だから、一番楽な選択肢として万人に人権があるというドグマを信仰するんでないのかな。システムにとっての外部が存在しないのなら、外部からの脅威というのは存在しようがないのだもの。
ま、歴史的には、外部を持つような差別システムを構築してはみたけれども実際にその脅威が向かってきて、その力の前への妥協として被差別集団の人権を認めてきたという部分もあるよね。
早い話が、踏みつけられた人間の恨み辛みを舐めるなよ、というか。システムの存続のために、「何も悪いことをしていない真っ当な人」の健やかな社会精神生活を守るために「そうあるべくして生まれた自己」が収奪され続けるなら、その恨みはシステム全体に向かうだろう。「ブルジョアの豚」とかいうそっち方面の分かりやすい表現はシステムそのものへの憎悪をはっきりと示しているよね。
そういうわけだから、多少の不合理はあっても(そもそもそれが不合理であったのかどうかは大いに議論の余地があるけれども、仮に不合理があったとしても)、人権主義というドグマを守るためなら、最終的にはそれがより多くの人の幸せに繋がるんでないかな。

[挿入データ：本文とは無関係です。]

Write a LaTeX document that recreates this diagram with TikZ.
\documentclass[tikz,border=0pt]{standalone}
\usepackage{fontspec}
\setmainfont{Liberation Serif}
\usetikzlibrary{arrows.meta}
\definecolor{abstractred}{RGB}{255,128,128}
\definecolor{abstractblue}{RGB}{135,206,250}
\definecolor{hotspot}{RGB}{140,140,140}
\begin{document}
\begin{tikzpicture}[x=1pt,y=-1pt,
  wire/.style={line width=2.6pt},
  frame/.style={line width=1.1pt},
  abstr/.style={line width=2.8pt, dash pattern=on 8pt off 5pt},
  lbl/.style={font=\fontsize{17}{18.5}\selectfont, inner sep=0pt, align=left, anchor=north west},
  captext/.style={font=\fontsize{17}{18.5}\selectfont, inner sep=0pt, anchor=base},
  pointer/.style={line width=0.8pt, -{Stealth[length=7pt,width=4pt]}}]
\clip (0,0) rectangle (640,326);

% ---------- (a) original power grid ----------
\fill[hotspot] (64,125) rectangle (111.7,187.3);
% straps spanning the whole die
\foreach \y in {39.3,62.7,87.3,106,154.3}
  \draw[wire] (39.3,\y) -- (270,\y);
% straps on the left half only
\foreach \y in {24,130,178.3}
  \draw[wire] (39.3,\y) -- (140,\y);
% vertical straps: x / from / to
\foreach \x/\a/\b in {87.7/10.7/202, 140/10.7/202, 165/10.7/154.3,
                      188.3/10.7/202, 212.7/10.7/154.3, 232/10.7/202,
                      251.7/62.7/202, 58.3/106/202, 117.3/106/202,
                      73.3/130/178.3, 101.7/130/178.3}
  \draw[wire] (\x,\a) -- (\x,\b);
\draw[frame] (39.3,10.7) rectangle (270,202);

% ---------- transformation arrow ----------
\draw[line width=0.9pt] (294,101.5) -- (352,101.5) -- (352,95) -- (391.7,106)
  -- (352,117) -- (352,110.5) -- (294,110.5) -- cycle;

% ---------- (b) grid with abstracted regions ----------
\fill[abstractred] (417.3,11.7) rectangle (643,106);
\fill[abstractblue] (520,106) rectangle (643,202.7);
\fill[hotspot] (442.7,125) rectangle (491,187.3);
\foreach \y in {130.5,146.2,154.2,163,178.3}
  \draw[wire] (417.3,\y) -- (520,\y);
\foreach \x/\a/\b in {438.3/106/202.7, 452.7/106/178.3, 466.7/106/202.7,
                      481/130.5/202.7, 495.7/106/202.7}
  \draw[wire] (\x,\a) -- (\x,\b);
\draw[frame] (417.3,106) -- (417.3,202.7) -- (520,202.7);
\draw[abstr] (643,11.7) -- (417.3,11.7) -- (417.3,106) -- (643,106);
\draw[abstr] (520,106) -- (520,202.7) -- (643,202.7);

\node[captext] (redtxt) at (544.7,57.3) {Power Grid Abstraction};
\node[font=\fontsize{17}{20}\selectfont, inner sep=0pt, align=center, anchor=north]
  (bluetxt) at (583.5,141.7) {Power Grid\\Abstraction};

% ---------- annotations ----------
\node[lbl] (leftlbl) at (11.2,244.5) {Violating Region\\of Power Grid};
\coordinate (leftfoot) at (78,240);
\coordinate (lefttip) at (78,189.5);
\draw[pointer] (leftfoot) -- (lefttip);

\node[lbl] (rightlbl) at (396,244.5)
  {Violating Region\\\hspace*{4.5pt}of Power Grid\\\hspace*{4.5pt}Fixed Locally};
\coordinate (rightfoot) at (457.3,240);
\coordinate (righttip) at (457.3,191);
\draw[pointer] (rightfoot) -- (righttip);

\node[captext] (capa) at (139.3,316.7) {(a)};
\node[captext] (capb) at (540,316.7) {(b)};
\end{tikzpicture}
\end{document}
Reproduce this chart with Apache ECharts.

なんていうかな、犯罪歴のある人間を無用に排除したりとか何というアホなことをしているのかと思う。そうして、特定の人々を闇の中に追いやって、その蠱毒の中からはい上がってくるものが向かうのは結局は昼の人間なんだってばさ。自分用の蠱毒を作ってどうするのさ。この社会ってのはひょっとして自殺が趣味だったりするんだろうか。悪趣味なことだ。